*Written request*
Output the lines exactly, from the one where "Reproduce this chart with matplotlib." appears through the one where "from matplotlib.ticker import" appears. Images are left out.

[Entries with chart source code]
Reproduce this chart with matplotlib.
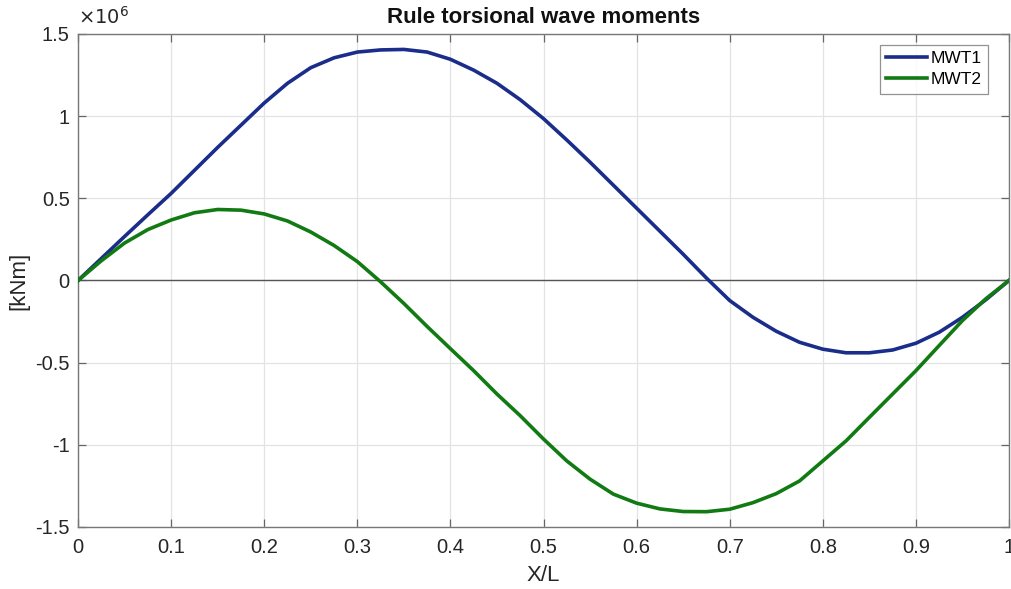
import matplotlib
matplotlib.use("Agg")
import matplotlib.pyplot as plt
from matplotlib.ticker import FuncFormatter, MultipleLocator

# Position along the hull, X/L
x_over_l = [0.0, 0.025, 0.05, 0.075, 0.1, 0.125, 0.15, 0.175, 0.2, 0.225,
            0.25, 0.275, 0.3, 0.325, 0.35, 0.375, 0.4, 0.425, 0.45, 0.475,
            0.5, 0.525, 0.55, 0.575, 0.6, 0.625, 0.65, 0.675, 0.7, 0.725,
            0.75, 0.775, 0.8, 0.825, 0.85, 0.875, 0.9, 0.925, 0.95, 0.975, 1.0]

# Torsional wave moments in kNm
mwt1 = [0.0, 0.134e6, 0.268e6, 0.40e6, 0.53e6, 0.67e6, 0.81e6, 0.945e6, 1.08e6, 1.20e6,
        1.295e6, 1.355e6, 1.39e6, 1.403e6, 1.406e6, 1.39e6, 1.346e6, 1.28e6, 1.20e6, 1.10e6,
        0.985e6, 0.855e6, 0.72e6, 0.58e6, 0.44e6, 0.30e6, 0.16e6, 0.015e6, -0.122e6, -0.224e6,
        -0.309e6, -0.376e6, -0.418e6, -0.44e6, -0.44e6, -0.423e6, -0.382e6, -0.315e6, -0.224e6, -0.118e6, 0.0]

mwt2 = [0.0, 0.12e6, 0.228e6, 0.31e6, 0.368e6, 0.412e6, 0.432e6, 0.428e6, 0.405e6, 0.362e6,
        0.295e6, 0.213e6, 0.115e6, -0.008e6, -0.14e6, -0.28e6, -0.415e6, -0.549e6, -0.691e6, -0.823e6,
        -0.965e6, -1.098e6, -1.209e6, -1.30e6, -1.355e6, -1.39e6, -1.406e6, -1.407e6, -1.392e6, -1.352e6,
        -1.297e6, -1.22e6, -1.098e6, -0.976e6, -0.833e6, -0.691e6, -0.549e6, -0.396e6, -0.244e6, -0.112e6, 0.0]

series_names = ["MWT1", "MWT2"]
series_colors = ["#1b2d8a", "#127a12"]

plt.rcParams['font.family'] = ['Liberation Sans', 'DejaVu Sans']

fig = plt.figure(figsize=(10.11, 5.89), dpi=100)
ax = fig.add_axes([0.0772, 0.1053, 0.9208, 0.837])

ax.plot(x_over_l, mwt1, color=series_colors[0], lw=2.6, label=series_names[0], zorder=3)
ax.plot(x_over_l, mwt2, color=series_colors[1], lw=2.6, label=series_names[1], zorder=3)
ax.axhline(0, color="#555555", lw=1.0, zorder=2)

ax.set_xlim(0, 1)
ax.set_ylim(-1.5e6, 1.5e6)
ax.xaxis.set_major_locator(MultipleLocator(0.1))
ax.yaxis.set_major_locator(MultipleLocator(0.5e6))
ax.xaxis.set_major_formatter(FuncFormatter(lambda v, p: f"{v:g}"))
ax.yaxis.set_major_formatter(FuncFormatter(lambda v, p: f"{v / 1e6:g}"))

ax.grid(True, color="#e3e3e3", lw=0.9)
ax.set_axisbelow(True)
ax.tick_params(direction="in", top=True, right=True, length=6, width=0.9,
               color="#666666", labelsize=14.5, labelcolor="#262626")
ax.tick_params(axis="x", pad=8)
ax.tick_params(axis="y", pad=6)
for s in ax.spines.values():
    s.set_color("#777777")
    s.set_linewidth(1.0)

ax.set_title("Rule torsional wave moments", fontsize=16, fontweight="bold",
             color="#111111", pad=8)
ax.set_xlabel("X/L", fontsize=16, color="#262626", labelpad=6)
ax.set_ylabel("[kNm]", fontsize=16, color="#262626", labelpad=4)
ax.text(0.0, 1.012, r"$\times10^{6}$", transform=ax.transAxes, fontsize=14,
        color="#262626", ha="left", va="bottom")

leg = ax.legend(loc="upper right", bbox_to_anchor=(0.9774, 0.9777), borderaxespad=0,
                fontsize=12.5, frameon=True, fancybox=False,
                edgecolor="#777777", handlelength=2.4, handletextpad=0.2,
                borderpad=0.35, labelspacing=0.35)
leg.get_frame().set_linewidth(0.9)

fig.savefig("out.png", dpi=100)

...

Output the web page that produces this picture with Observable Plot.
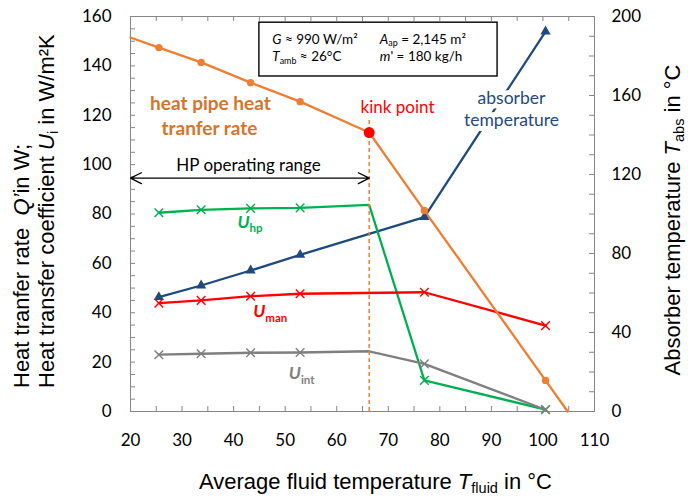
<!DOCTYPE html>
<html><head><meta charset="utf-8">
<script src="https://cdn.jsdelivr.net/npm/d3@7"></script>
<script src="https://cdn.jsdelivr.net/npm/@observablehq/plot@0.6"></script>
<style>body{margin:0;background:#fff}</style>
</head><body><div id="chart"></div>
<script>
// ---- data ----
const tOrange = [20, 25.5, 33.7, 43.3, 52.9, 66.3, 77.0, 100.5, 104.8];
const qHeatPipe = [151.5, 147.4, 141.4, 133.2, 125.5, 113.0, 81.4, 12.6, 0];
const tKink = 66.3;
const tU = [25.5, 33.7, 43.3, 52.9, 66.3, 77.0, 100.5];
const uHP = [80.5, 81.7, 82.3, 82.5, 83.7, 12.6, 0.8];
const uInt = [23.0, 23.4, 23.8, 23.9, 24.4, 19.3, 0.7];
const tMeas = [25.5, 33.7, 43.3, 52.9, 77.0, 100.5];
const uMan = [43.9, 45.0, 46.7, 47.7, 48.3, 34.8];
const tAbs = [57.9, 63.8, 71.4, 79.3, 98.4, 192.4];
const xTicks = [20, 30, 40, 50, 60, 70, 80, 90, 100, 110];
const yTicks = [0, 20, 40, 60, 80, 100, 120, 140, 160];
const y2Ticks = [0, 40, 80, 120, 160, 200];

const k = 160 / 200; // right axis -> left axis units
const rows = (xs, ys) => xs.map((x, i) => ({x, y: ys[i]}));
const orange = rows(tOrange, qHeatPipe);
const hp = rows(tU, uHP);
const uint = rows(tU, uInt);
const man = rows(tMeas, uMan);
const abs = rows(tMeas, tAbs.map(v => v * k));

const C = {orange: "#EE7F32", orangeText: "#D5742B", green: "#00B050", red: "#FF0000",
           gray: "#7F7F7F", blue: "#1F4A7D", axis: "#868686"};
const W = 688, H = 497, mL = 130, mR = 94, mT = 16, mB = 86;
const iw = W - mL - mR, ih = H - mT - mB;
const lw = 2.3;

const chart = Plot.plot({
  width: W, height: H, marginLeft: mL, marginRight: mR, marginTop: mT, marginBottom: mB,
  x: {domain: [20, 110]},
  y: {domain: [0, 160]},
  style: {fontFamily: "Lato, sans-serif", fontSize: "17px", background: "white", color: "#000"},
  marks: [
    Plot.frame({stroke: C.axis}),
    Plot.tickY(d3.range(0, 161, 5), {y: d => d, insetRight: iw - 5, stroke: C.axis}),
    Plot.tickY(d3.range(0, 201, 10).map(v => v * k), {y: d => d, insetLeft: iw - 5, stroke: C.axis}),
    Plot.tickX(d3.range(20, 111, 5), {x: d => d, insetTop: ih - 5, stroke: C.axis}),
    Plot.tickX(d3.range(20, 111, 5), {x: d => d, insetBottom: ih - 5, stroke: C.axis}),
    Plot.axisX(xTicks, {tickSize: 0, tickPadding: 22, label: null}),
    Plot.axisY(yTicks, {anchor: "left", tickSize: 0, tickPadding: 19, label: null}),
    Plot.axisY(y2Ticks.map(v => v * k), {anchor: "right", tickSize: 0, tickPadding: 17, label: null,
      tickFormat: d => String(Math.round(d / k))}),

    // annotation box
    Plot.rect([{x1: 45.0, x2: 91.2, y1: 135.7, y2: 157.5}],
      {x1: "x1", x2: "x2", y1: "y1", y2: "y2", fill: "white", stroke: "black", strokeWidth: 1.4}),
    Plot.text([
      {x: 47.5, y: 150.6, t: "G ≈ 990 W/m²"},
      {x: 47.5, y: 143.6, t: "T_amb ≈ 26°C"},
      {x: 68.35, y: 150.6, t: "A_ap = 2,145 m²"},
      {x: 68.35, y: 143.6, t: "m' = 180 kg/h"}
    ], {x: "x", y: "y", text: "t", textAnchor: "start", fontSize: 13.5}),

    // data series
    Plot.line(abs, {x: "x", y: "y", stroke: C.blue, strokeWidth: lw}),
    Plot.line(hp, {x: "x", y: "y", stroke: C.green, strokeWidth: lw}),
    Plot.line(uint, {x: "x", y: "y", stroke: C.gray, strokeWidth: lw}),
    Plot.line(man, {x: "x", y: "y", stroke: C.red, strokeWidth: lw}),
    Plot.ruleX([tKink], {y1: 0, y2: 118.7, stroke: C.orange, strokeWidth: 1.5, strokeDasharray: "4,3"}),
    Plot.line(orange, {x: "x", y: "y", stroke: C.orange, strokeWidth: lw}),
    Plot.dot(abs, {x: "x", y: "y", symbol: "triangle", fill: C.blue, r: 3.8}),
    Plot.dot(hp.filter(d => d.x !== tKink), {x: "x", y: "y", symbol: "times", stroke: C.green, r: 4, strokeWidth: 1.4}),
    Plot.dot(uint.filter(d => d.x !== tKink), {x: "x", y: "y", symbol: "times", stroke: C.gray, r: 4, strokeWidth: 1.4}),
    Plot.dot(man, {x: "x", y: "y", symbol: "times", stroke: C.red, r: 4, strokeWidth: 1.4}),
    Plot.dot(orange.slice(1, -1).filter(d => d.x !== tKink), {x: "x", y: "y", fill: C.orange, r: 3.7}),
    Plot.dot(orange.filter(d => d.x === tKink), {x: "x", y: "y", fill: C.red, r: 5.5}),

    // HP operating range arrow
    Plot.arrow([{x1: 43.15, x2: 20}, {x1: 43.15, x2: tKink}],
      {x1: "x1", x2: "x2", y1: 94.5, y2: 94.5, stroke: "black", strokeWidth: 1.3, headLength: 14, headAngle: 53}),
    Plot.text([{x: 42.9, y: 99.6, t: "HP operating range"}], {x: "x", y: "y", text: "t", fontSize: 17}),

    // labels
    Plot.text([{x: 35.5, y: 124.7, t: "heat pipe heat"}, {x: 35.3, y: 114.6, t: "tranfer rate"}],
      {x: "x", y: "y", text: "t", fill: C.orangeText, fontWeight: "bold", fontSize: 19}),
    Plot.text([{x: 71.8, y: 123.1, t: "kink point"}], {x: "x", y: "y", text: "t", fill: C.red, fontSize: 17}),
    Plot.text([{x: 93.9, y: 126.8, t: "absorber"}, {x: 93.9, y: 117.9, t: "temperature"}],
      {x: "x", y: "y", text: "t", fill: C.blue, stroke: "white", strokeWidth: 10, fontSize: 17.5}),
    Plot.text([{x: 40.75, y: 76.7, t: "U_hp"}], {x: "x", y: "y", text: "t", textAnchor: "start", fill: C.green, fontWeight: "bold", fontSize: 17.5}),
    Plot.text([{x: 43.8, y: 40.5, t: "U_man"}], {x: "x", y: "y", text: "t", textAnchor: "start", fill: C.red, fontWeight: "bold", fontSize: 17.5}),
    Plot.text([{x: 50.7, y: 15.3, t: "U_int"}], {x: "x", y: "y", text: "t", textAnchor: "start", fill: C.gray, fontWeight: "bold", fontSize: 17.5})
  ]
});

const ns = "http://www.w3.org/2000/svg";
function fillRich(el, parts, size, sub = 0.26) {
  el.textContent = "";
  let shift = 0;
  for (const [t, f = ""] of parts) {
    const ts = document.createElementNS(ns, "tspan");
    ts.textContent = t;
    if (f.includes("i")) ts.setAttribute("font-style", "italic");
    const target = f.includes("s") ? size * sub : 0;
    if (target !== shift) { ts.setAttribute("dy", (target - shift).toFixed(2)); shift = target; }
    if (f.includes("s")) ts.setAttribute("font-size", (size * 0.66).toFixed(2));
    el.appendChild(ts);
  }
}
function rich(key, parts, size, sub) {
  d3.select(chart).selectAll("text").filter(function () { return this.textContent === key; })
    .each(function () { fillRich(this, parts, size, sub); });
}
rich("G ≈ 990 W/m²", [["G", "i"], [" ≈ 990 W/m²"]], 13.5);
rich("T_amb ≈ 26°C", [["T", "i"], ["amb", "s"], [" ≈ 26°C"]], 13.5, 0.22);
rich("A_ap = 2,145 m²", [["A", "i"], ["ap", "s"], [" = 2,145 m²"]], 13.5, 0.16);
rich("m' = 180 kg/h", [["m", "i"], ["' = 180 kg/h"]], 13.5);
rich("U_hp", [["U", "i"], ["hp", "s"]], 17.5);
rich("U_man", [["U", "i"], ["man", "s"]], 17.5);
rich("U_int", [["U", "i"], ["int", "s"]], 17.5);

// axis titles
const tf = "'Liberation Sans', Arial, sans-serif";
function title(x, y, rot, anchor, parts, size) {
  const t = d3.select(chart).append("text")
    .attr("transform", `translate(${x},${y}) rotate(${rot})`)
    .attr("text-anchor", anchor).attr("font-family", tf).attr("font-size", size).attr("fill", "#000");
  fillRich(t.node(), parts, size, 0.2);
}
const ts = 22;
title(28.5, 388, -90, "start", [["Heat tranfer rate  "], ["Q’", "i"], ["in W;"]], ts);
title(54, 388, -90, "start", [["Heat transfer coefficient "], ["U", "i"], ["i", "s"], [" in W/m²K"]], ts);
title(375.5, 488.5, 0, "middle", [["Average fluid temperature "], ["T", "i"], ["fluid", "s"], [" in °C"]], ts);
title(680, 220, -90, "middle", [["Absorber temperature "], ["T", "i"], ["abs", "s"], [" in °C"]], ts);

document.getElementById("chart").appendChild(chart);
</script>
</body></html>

*Worked solution*
Reproduce this chart with matplotlib.
import matplotlib
matplotlib.use("Agg")
import matplotlib.pyplot as plt
from matplotlib.ticker import FuncFormatter, MultipleLocator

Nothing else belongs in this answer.